> **AIM OF THE EXERCISE**: Find each line holding "chart" and copy it out.

> **RAW DATA**:
## Begin
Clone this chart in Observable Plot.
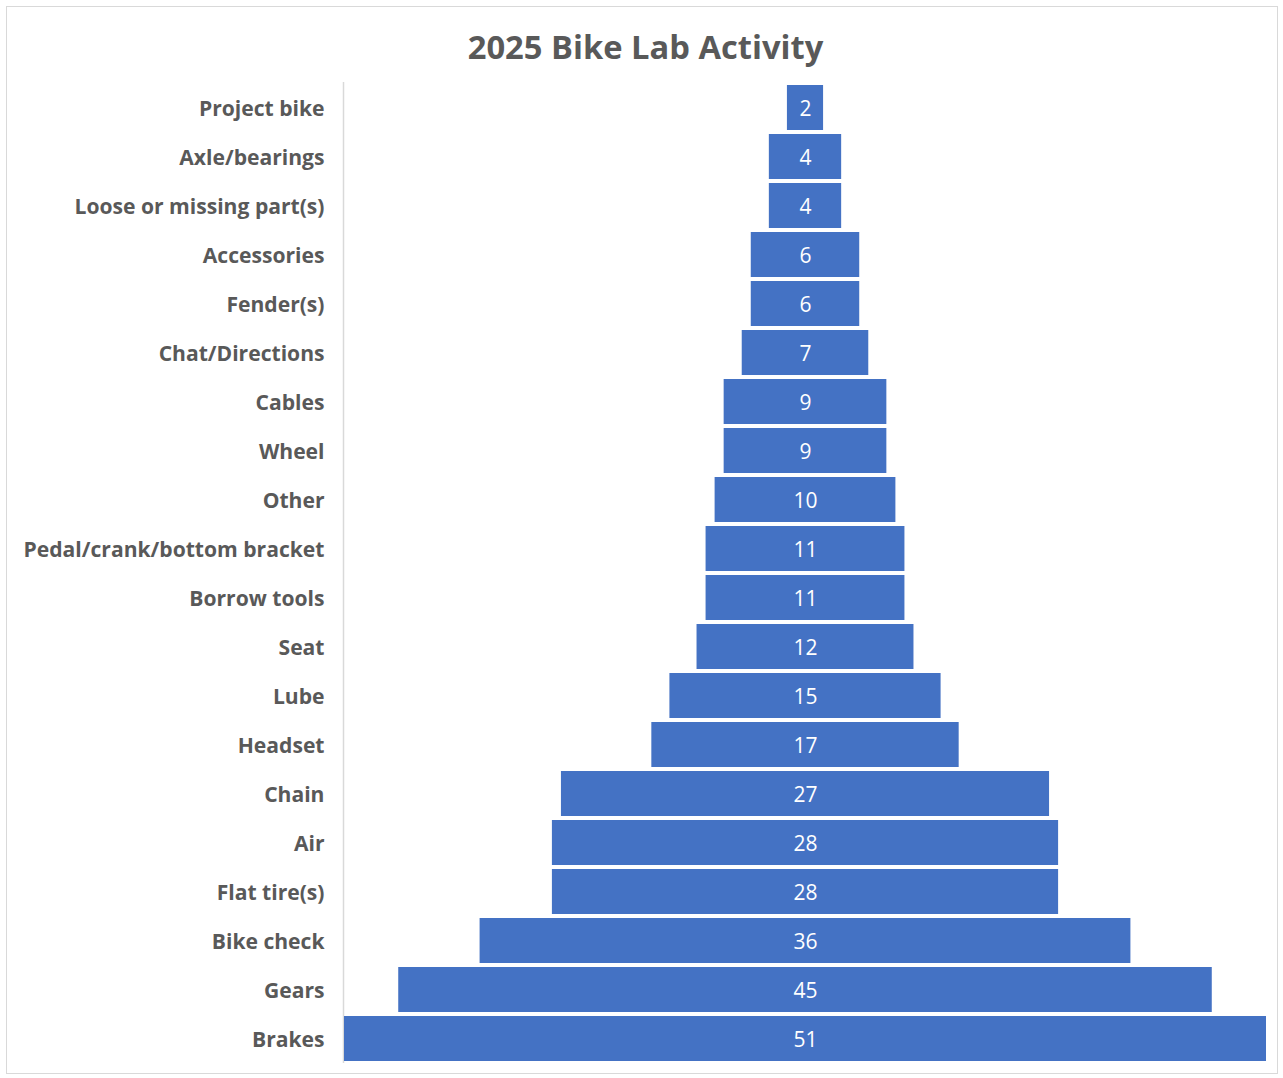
<!DOCTYPE html>
<html>
<head>
<meta charset="utf-8">
<script src="https://cdn.jsdelivr.net/npm/d3@7"></script>
<script src="https://cdn.jsdelivr.net/npm/@observablehq/plot@0.6"></script>
<style>
  html, body { margin: 0; padding: 0; background: #fff; }
  #frame { position: absolute; left: 6px; top: 6px; width: 1272px; height: 1068px; border: 1px solid #d9d9d9; box-sizing: border-box; }
  #title { position: absolute; left: 0; top: 0; width: 1283px; height: 82px; text-align: center;
           font-family: "Open Sans", sans-serif; font-weight: 700; font-size: 32.7px; color: #595959;
           line-height: 94px; padding-left: 8px; box-sizing: border-box; }
  #chart { position: absolute; left: 0; top: 82px; }
</style>
</head>
<body>
<div id="frame"></div>
<div id="title">2025 Bike Lab Activity</div>
<div id="chart"></div>
<script>
const categories = ["Project bike","Axle/bearings","Loose or missing part(s)","Accessories","Fender(s)","Chat/Directions","Cables","Wheel","Other","Pedal/crank/bottom bracket","Borrow tools","Seat","Lube","Headset","Chain","Air","Flat tire(s)","Bike check","Gears","Brakes"];
const counts = [2,4,4,6,6,7,9,9,10,11,11,12,15,17,27,28,28,36,45,51];

const data = categories.map((c, i) => ({name: c, value: counts[i]}));
const maxV = d3.max(counts);

const plot = Plot.plot({
  width: 1283,
  height: 996,
  marginTop: 0,
  marginBottom: 15,
  marginLeft: 344,
  marginRight: 17,
  style: {fontFamily: "'Open Sans', sans-serif", background: "transparent"},
  x: {domain: [-maxV / 2, maxV / 2], axis: null},
  y: {domain: categories, padding: 0, label: null, tickSize: 0, tickPadding: 20},
  marks: [
    Plot.axisY({tickSize: 0, tickPadding: 20, fontSize: 21.1, fontWeight: 700, fill: "#595959", label: null, dy: 1}),
    Plot.ruleX([-maxV / 2], {stroke: "#d9d9d9", strokeWidth: 1.5, dx: -1}),
    Plot.barX(data, {y: "name", x1: d => -d.value / 2, x2: d => d.value / 2, fill: "#4472C4", insetTop: 2, insetBottom: 2}),
    Plot.text(data, {y: "name", x: 0, text: d => String(d.value), fill: "white", fontSize: 21, dy: 1})
  ]
});
document.getElementById("chart").appendChild(plot);
</script>
</body>
</html>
## End
> **WRITTEN SOLUTION**:
Clone this chart in Observable Plot.
  #chart { position: absolute; left: 0; top: 82px; }
<div id="chart"></div>
document.getElementById("chart").appendChild(plot);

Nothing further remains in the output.